Doch manche Regierungen setzen sogar gezielt auf die Überwachung ihrer Bürger, indem sie deren Internetaffinität ausnutzen: "Spionage-Softwares werden von Regierungen gekauft und gezielt auf Smartphones installiert", so Amnesty-Expertin Ulm-Düsterhöft.
"Das haben wir im vergangenen Jahr etwa für Togo und Ruanda dokumentiert.
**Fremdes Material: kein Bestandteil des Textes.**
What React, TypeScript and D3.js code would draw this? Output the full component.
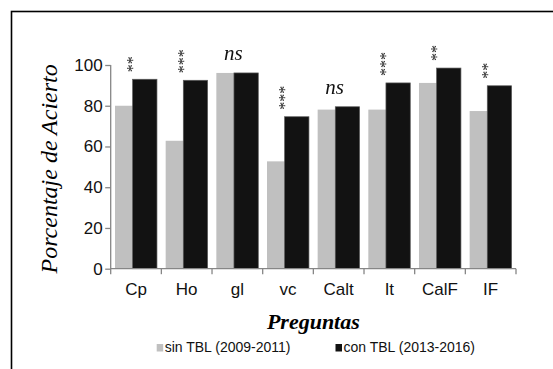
import React, { useRef, useEffect } from 'react';
import * as d3 from 'd3';

const categories = ['Cp', 'Ho', 'gl', 'vc', 'Calt', 'It', 'CalF', 'IF'];
const sinTBL = [80, 62.8, 96.1, 52.7, 78.1, 78.1, 91.2, 77.4];
const conTBL = [93, 92.5, 96.1, 74.6, 79.5, 91.2, 98.5, 89.8];
const signif = ['**', '***', 'ns', '***', 'ns', '***', '**', '**'];
const yTicks = [0, 20, 40, 60, 80, 100];
const seriesNames = ['sin TBL (2009-2011)', 'con TBL (2013-2016)'];

const W = 553;
const H = 369;
const SANS = '"Liberation Sans", Arial, sans-serif';
const SERIF = '"Liberation Serif", "Times New Roman", serif';
const GRAY = '#c0c0c0';
const BLACK = '#121212';
const AXIS = '#868686';

const App = () => {
    const ref = useRef<SVGSVGElement>(null);

    useEffect(() => {
        const svg = d3.select(ref.current);
        svg.selectAll('*').remove();

        const x = d3.scaleBand().domain(categories).range([110.7, 516]).padding(0);
        const y = d3.scaleLinear().domain([0, 100]).range([268.7, 65]);
        const bw = x.bandwidth();
        const pad = bw * 0.085;      // gap at each side of a group
        const barW = bw * 0.48;      // width of one bar
        const offset = bw * 0.348;   // black bar shift (bars overlap)

        // outer frame
        svg.append('rect')
            .attr('x', 11.5).attr('y', 11.5)
            .attr('width', W).attr('height', H)
            .attr('fill', 'none').attr('stroke', '#000').attr('stroke-width', 1.6);

        // bars
        const g = svg.append('g');
        g.selectAll('rect.sin')
            .data(categories)
            .enter().append('rect')
            .attr('class', 'sin')
            .attr('x', (d) => (x(d) as number) + pad)
            .attr('y', (d, i) => y(sinTBL[i]))
            .attr('width', barW)
            .attr('height', (d, i) => y(0) - y(sinTBL[i]))
            .attr('fill', GRAY);

        g.selectAll('rect.con')
            .data(categories)
            .enter().append('rect')
            .attr('class', 'con')
            .attr('x', (d) => (x(d) as number) + pad + offset)
            .attr('y', (d, i) => y(conTBL[i]))
            .attr('width', barW)
            .attr('height', (d, i) => y(0) - y(conTBL[i]))
            .attr('fill', BLACK)
            .attr('stroke', '#5a5a5a')
            .attr('stroke-width', 0.7);

        // significance marks (stars are stacked: rotated text)
        const marks = svg.append('g').style('filter', 'grayscale(1)');
        categories.forEach((c, i) => {
            const cx = (x(c) as number) + bw / 2 - 3;
            const top = y(conTBL[i]);
            if (signif[i] === 'ns') {
                marks.append('text')
                    .attr('x', cx - 1)
                    .attr('y', top - 13)
                    .attr('text-anchor', 'middle')
                    .attr('font-family', SERIF)
                    .attr('font-style', 'italic')
                    .attr('font-size', 21)
                    .attr('fill', '#111')
                    .text('ns');
            } else {
                marks.append('text')
                    .attr('transform', `translate(${cx + 5},${top - 7}) rotate(-90)`)
                    .attr('text-anchor', 'start')
                    .attr('font-family', SERIF)
                    .attr('font-size', 16)
                    .attr('fill', '#1a1a1a')
                    .text(signif[i]);
            }
        });

        // y axis
        const yAxis = svg.append('g')
            .attr('transform', `translate(${x.range()[0]},0)`)
            .call(d3.axisLeft(y).tickValues(yTicks).tickSizeInner(5.5).tickSizeOuter(0).tickPadding(2.5));
        yAxis.select('.domain').attr('stroke', AXIS).attr('stroke-width', 1.3)
            .attr('d', `M0,${y(100)}V${y(0) + 5.5}`);
        yAxis.selectAll('.tick line').attr('stroke', AXIS).attr('stroke-width', 1.3);
        yAxis.selectAll('.tick text')
            .attr('font-family', SANS).attr('font-size', 17).attr('fill', '#111');

        // x axis
        const xAxis = svg.append('g')
            .attr('transform', `translate(0,${y(0)})`)
            .call(d3.axisBottom(x).tickSize(0).tickPadding(14));
        xAxis.select('.domain').attr('stroke', AXIS).attr('stroke-width', 1.3)
            .attr('d', `M${x.range()[0]},0H${x.range()[1]}`);
        xAxis.selectAll('.tick text')
            .attr('font-family', SANS).attr('font-size', 17).attr('fill', '#111');
        xAxis.selectAll('line.sep')
            .data(categories.slice(1).concat(['end']))
            .enter().append('line')
            .attr('class', 'sep')
            .attr('x1', (d) => d === 'end' ? x.range()[1] : (x(d) as number))
            .attr('x2', (d) => d === 'end' ? x.range()[1] : (x(d) as number))
            .attr('y1', 0).attr('y2', 5.5)
            .attr('stroke', AXIS).attr('stroke-width', 1.3);

        // axis titles
        svg.append('text')
            .attr('transform', `translate(57,${y(49)}) rotate(-90)`)
            .attr('text-anchor', 'middle')
            .attr('font-family', SERIF)
            .attr('font-style', 'italic')
            .attr('font-size', 24)
            .attr('fill', '#000')
            .text('Porcentaje de Acierto');

        svg.append('text')
            .attr('x', (x.range()[0] + x.range()[1]) / 2)
            .attr('y', 329)
            .attr('text-anchor', 'middle')
            .attr('font-family', SERIF)
            .attr('font-style', 'italic')
            .attr('font-weight', 'bold')
            .attr('font-size', 22)
            .attr('fill', '#000')
            .text('Preguntas');

        // legend
        const legendX = [156.7, 335.5];
        const legendColors = [GRAY, BLACK];
        seriesNames.forEach((name, i) => {
            svg.append('rect')
                .attr('x', legendX[i]).attr('y', 344)
                .attr('width', 6.5).attr('height', 7.5)
                .attr('fill', legendColors[i]);
            svg.append('text')
                .attr('x', legendX[i] + 8)
                .attr('y', 352)
                .attr('font-family', SANS)
                .attr('font-size', 14)
                .attr('fill', '#111')
                .text(name);
        });
    }, []);

    return (
        <svg ref={ref} width={W} height={H}
            style={{ position: 'absolute', left: 0, top: 0, background: '#fff' }} />
    );
};

export default App;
Apps werden über E-Mail-Anhänge heruntergeladen, dann installiert sich die Software und greift auf Mikrofone, Kameras und auf die sozialen Medien zu." Daher warnt Franziska Ulm-Düsterhöft, keine unbekannten Apps herunterzuladen, sich Social-Media-Accounts genau anzusehen und sich bei Zweifeln an die App-Betreiber zu wenden.
Ob es um die Abschaltung des Internets oder Verhaftungen von Kritikern geht, wie dem ugandischen Autor Kakwenza Rukirabashaija, der regierungskritische Kommentare in den sozialen Medien veröffentlicht hatte - all dies sind laut Bericht des South African Institute of International Affairs Anzeichen für ein zunehmend autokratisches und subversives Verhalten vieler Führer in Subsahara-Afrika.
"Viele hatten gedacht, dass soziale Medien eine befreiende Kraft für die Demokratie sind", so Menschenrechtler Opiyo. "Aber jetzt sehen wir, welche Gefahren damit verbunden sind und wie soziale Medien zur Untergrabung demokratischer Prozesse eingesetzt werden können. Soziale Medien werden zu einem weiteren Werkzeug der Unterdrückung." Zwar hält auch er eine Regulierung der Sozialen Medien für nötig. Nicholas Opiyo fordert aber auch eine Gemeinschaft von verantwortungsbewussten Nutzern, die wissen, dass nicht alles wahr ist, was man auf Social Media findet.